そして苦悶の表情で「刺さって、取れないんだよ」と。良く見ると指に針が刺さっている。ハリスはそこから繋がっているのであった。
聞くと、ハゼ釣りの際に使ったテナガエビ仕掛けの予備ハリスを不用意にポケットにしまい、トイレの際にハンカチを出そうと手を入れた瞬間に刺さってしまったようなのだ。
その際にグイっと入れてしまった模様で、針の「カエシ」が肉に潜り込んでしまい、抜けなくなっているのである。
テナガエビ用の極細針でありながら、なかなかどうしてすごく、押しても引いてもびくともしないのである。
そして動かすたびに本人が激痛が走るらしく、脂汗をかいて唸っているのである。笑ってしまいそうだが、確かに恐ろしい悲劇である。
苦闘すること10分。埒が明かないと見たのか、老父が覚悟を決めた表情で「おい、自分でやったら痛みで力が緩むから、お前一気に抜いてくれよ」と言うのである。とはいえ、こちらも魚の口から針を抜くのではなく、肉親の肉を引きちぎるわけにもいかず、少々戸惑う。ただ、そこそこ覚悟がいる。
一応頑張ってみたが、やはり目の前で歯を食いしばっている親の顔を見ると非常になりきれない自分がいたのである。また、テナガエビ針も極小なので力が入りにくく、間違って針を折ってしまったらと躊躇する心理もあったのだ。
この場合の対処方法は釣り人として実は知っていた。
それは、”あえて逆方向に針を動かし、針の先端を外へ貫通させる。そして先端のカエシをペンチで潰す”というバイオレンスなものである。だが、これも実際やろうとすると難しい。
テナガエビサイズなので、今回はまだあまり深刻ではない(?)が、かつてオカッパリでルアーをやっていた際に、開始早々でメタルジグの針が手の甲に刺さった人を見た時は、それはかわいそうであった。
もはや戦闘不能で、ただただ唸り続けているのである。
そして同行の釣り人は同情するものの自分の釣りを優先させたいので、自己責任なのか刺さった当人のみ放置されている光景。
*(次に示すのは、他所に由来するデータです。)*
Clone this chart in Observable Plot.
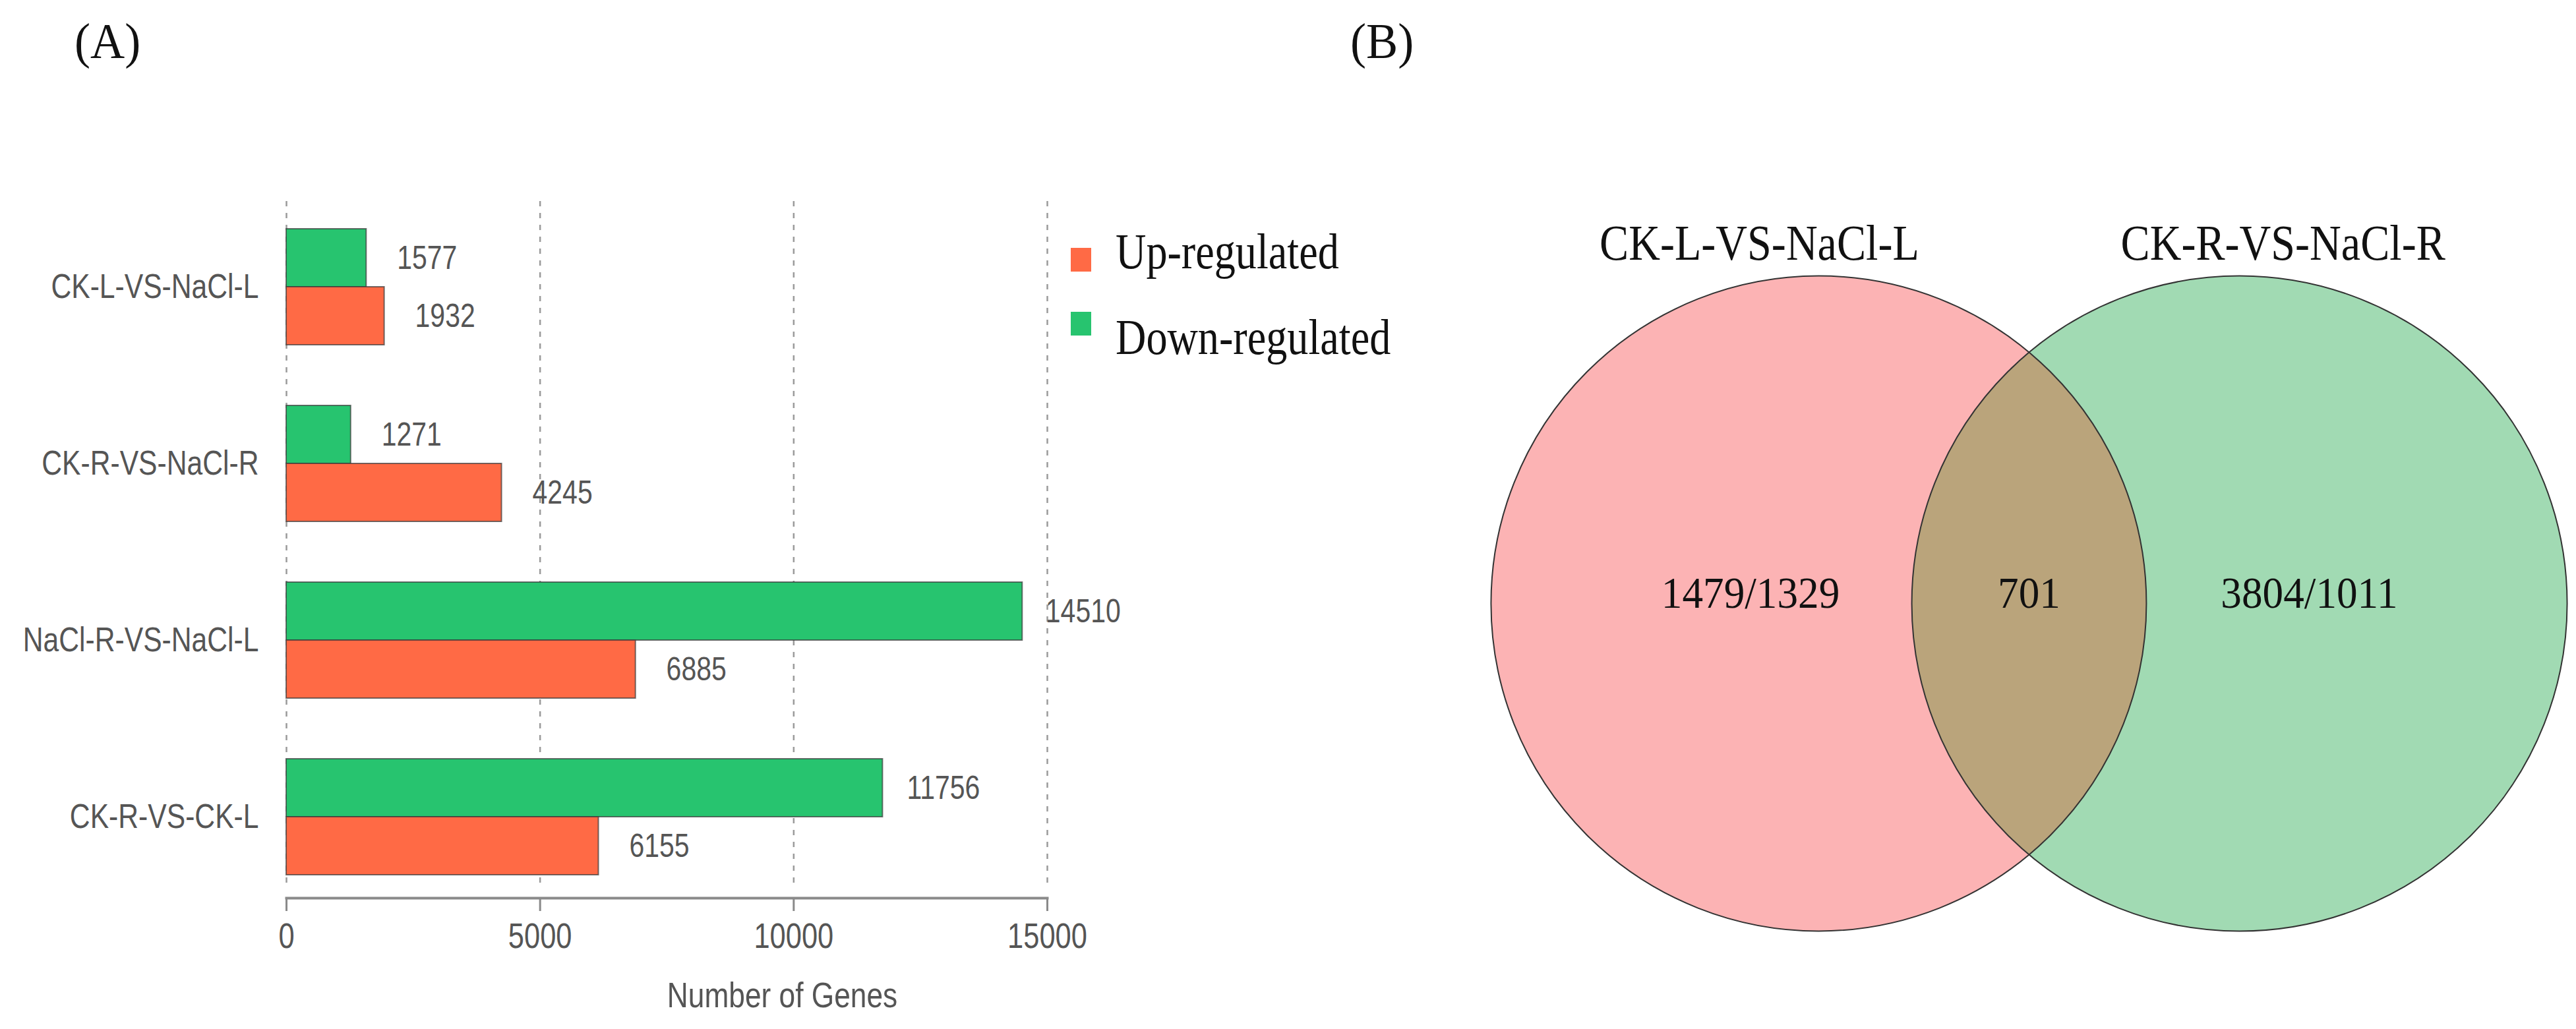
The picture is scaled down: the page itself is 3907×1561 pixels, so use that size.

この絶望感。結局戦線離脱して、病院へ行ったはずだ。
今回も同様で、ハリの大きさは相違するものの、痛みで身動き取れない状況なので、やはり大騒ぎである。病院に行くべきか検討を始め、まずは消毒用のマキロンを購入するため薬局へ移動。
そして消毒液で少し元気が出たのか、再度気合いとともに老父が針を弄ると、「取れた」のである。
だが、針が小さすぎて、全部摘出できたのかが確認できていない。最後は家で虫眼鏡で、摘出した針が原型をとどめていることを確認し、無事終了となった。
「ハゼの気持ちがわかったよ・・・」と言うのが老父の感想であった。